Freedom of scraping, the new battleground

Robert MacManus write

Uber classifieds site craigslist has requested that Oodle, a classifieds ‘meta’ search engine, refrain from scraping its content.

Oodle did not understand why Craigslist is requesting this non-sense, but politely Oodle satisfied the request.

We are no longer adding new Craigslist listings to our index. […] We are working to understand and address their concerns. As of last month, about 80% of our listings came from sources other than Craigslist. Without them, we still have about 4.5M active classified listings and that number will continue to climb by the millions in the coming months. […] Oodle makes this process less painful and helps consumers to be more successful. And if you’re in the business of publishing classifieds, this is a good thing.

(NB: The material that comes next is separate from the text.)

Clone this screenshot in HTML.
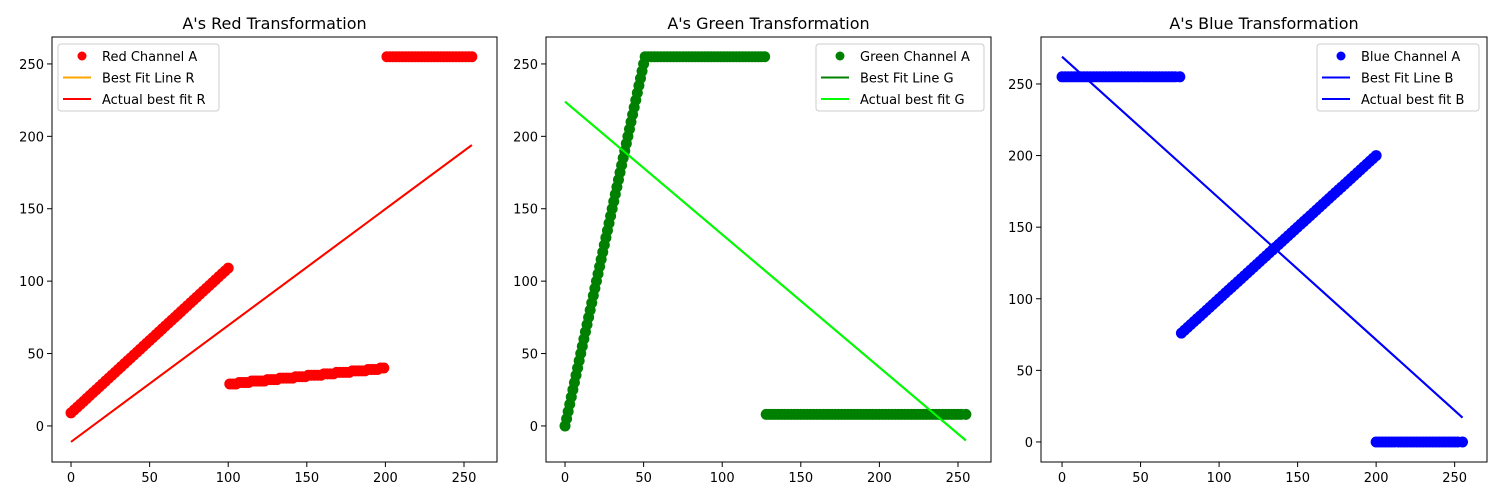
<!DOCTYPE html>
<html><head><meta charset="utf-8"><style>
body{margin:0;background:#fff;}
svg{display:block;font-family:"DejaVu Sans","Liberation Sans",sans-serif;}
</style></head><body>
<svg id="fig" width="1500" height="500" xmlns="http://www.w3.org/2000/svg"></svg>
<script>
const xTicks=[0,50,100,150,200,250];
const yTicks=[0,50,100,150,200,250];
const titles=["A's Red Transformation","A's Green Transformation","A's Blue Transformation"];
const redX1=[0,2,4,6,8,10,12,14,16,18,20,22,24,26,28,30,32,34,36,38,40,42,44,46,48,50,52,54,56,58,60,62,64,66,68,70,72,74,76,78,80,82,84,86,88,90,92,94,96,98,100];
const redY1=[9,11,13,15,17,19,21,23,25,27,29,31,33,35,37,39,41,43,45,47,49,51,53,55,57,59,61,63,65,67,69,71,73,75,77,79,81,83,85,87,89,91,93,95,97,99,101,103,105,107,109];
const redX2=[101,103,105,107,109,111,113,115,117,119,121,123,125,127,129,131,133,135,137,139,141,143,145,147,149,151,153,155,157,159,161,163,165,167,169,171,173,175,177,179,181,183,185,187,189,191,193,195,197,199];
const redY2=[29,29,29,30,30,30,30,31,31,31,31,31,32,32,32,32,33,33,33,33,33,34,34,34,34,35,35,35,35,35,36,36,36,36,37,37,37,37,37,38,38,38,38,38,39,39,39,39,40,40];
const redX3=[201,203,205,207,209,211,213,215,217,219,221,223,225,227,229,231,233,235,237,239,241,243,245,247,249,251,253,255];
const redY3=[255,255,255,255,255,255,255,255,255,255,255,255,255,255,255,255,255,255,255,255,255,255,255,255,255,255,255,255];
const greenX1=[0,1,2,3,4,5,6,7,8,9,10,11,12,13,14,15,16,17,18,19,20,21,22,23,24,25,26,27,28,29,30,31,32,33,34,35,36,37,38,39,40,41,42,43,44,45,46,47,48,49,50,51];
const greenY1=[0,5,10,15,20,25,30,35,40,45,50,55,60,65,70,75,80,85,90,95,100,105,110,115,120,125,130,135,140,145,150,155,160,165,170,175,180,185,190,195,200,205,210,215,220,225,230,235,240,245,250,255];
const greenX2=[53,55,57,59,61,63,65,67,69,71,73,75,77,79,81,83,85,87,89,91,93,95,97,99,101,103,105,107,109,111,113,115,117,119,121,123,125,127];
const greenY2=[255,255,255,255,255,255,255,255,255,255,255,255,255,255,255,255,255,255,255,255,255,255,255,255,255,255,255,255,255,255,255,255,255,255,255,255,255,255];
const greenX3=[128,130,132,134,136,138,140,142,144,146,148,150,152,154,156,158,160,162,164,166,168,170,172,174,176,178,180,182,184,186,188,190,192,194,196,198,200,202,204,206,208,210,212,214,216,218,220,222,224,226,228,230,232,234,236,238,240,242,244,246,248,250,252,255];
const greenY3=[8,8,8,8,8,8,8,8,8,8,8,8,8,8,8,8,8,8,8,8,8,8,8,8,8,8,8,8,8,8,8,8,8,8,8,8,8,8,8,8,8,8,8,8,8,8,8,8,8,8,8,8,8,8,8,8,8,8,8,8,8,8,8,8];
const blueX1=[0,2,4,6,8,10,12,14,16,18,20,22,24,26,28,30,32,34,36,38,40,42,44,46,48,50,52,54,56,58,60,62,64,66,68,70,72,75];
const blueY1=[255,255,255,255,255,255,255,255,255,255,255,255,255,255,255,255,255,255,255,255,255,255,255,255,255,255,255,255,255,255,255,255,255,255,255,255,255,255];
const blueX2=[76,78,80,82,84,86,88,90,92,94,96,98,100,102,104,106,108,110,112,114,116,118,120,122,124,126,128,130,132,134,136,138,140,142,144,146,148,150,152,154,156,158,160,162,164,166,168,170,172,174,176,178,180,182,184,186,188,190,192,194,196,198,200];
const blueY2=[76,78,80,82,84,86,88,90,92,94,96,98,100,102,104,106,108,110,112,114,116,118,120,122,124,126,128,130,132,134,136,138,140,142,144,146,148,150,152,154,156,158,160,162,164,166,168,170,172,174,176,178,180,182,184,186,188,190,192,194,196,198,200];
const blueX3=[200,202,204,206,208,210,212,214,216,218,220,222,224,226,228,230,232,234,236,238,240,242,244,246,248,250,252,255];
const blueY3=[0,0,0,0,0,0,0,0,0,0,0,0,0,0,0,0,0,0,0,0,0,0,0,0,0,0,0,0];
const fitX=[0,255];
const redFit=[-11,194];
const orangeFit=[-11,194];
const greenFit=[224,-10];
const greenFit2=[224,-10];
const blueFit=[269,17];
const blueFit2=[269,17];

const NS="http://www.w3.org/2000/svg";
const fig=document.getElementById('fig');
function mk(tag,attrs,parent){const e=document.createElementNS(NS,tag);for(const k in attrs)e.setAttribute(k,attrs[k]);(parent||fig).appendChild(e);return e;}

const panels=[
 {x0:52,x1:497,xmin:-12.1,xmax:271,ymin:-24.9,ymax:268.6,px:[redX1,redX2,redX3],py:[redY1,redY2,redY3],pc:'#ff0000',lines:[[orangeFit,'#ffa500'],[redFit,'#ff0000']],
  leg:{x:58,w:161,labels:['Red Channel A','Best Fit Line R','Actual best fit R'],cols:['#ff0000','#ffa500','#ff0000']}},
 {x0:546,x1:991,xmin:-12.1,xmax:271,ymin:-24.9,ymax:268.6,px:[greenX1,greenX2,greenX3],py:[greenY1,greenY2,greenY3],pc:'#008000',lines:[[greenFit,'#008000'],[greenFit2,'#00ff00']],
  leg:{x:816,w:168,labels:['Green Channel A','Best Fit Line G','Actual best fit G'],cols:['#008000','#008000','#00ff00']}},
 {x0:1041,x1:1487,xmin:-13.4,xmax:270.6,ymin:-14.0,ymax:282.8,px:[blueX1,blueX2,blueX3],py:[blueY1,blueY2,blueY3],pc:'#0000ff',lines:[[blueFit,'#0000ff'],[blueFit2,'#0000ff']],
  leg:{x:1317,w:162,labels:['Blue Channel A','Best Fit Line B','Actual best fit B'],cols:['#0000ff','#0000ff','#0000ff']}}
];
const Y0=37,Y1=462;
panels.forEach((p,i)=>{
 const g=mk('g',{});
 
 
 const sx=v=>p.x0+(v-p.xmin)/(p.xmax-p.xmin)*(p.x1-p.x0);
 const sy=v=>Y1-(v-p.ymin)/(p.ymax-p.ymin)*(Y1-Y0);
 const t=mk('text',{x:(p.x0+p.x1)/2,y:29,'text-anchor':'middle','font-size':16,fill:'#000'},g);
 t.textContent=titles[i];
 
 
 const cp=mk('clipPath',{id:'c'+i},g);mk('rect',{x:p.x0,y:Y0,width:p.x1-p.x0,height:Y1-Y0},cp);
 const dg=mk('g',{'clip-path':'url(#c'+i+')'},g);
 p.px.forEach((xs,s)=>{
  const ys=p.py[s];
  for(let k=0;k<xs.length;k++){
   const c=mk('circle',{cx:sx(xs[k]),cy:sy(ys[k]),r:5.5,fill:p.pc},dg);
   
   
  }
 });
 p.lines.forEach(([ys,col])=>{
  const l=mk('line',{x1:sx(fitX[0]),y1:sy(ys[0]),x2:sx(fitX[1]),y2:sy(ys[1]),stroke:col,'stroke-width':2},dg);
  
  
 });
 const fr=mk('rect',{x:p.x0,y:Y0,width:p.x1-p.x0,height:Y1-Y0,fill:'none',stroke:'#000','stroke-width':1},g);
 
 
 xTicks.forEach(v=>{
  const x=sx(v);
  mk('line',{x1:x,y1:Y1,x2:x,y2:Y1+5,stroke:'#000'},g);
  const tt=mk('text',{x:x,y:Y1+20,'text-anchor':'middle','font-size':13,fill:'#000'},g);
  tt.textContent=v;
  
  
 });
 yTicks.forEach(v=>{
  const y=sy(v);
  mk('line',{x1:p.x0-5,y1:y,x2:p.x0,y2:y,stroke:'#000'},g);
  const tt=mk('text',{x:p.x0-8,y:y+5,'text-anchor':'end','font-size':13,fill:'#000'},g);
  tt.textContent=v;
  
  
 });
 const L=p.leg;
 const lg=mk('g',{},g);
 
 
 mk('rect',{x:L.x,y:44,width:L.w,height:67,rx:3,fill:'#fff','fill-opacity':0.8,stroke:'#ccc'},lg);
 L.labels.forEach((lab,j)=>{
  const yy=56+j*21.5;
  if(j===0) mk('circle',{cx:L.x+24,cy:yy,r:4.5,fill:L.cols[j]},lg);
  else mk('line',{x1:L.x+5,y1:yy,x2:L.x+33,y2:yy,stroke:L.cols[j],'stroke-width':2},lg);
  const tx=mk('text',{x:L.x+44,y:yy+5,'font-size':13,fill:'#000'},lg);
  tx.textContent=lab;
  
  
 });
});
</script>
</body></html>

Oodle’s work is just to spider, index and show snippets of classified ads. It’s just a specialized search engine. Google could launch a similar service with not a lot of efforts (and there are rumours about this here and here). Google could have a scraping strategy (as they did for Google News) or redefine the whole market creating a new marketplace for classifieds. I don’t think that this can be avoided using lawyers.

This kind of lawsuits are terrible threats to our future. A future that could be as beautiful as suggested by this very interesting post by Henry Story in his Sun BabelFish Blog

By making your database available through a SPARQL end point you are allowing software engineers to create very powerful apps from your data that may in different ways help grow your business. This is what Web 2 is all about.

I feel this is the new battleground. It’s not about fair use, copyrights and other 19th century ideas. It’s about making sense of whole Internet.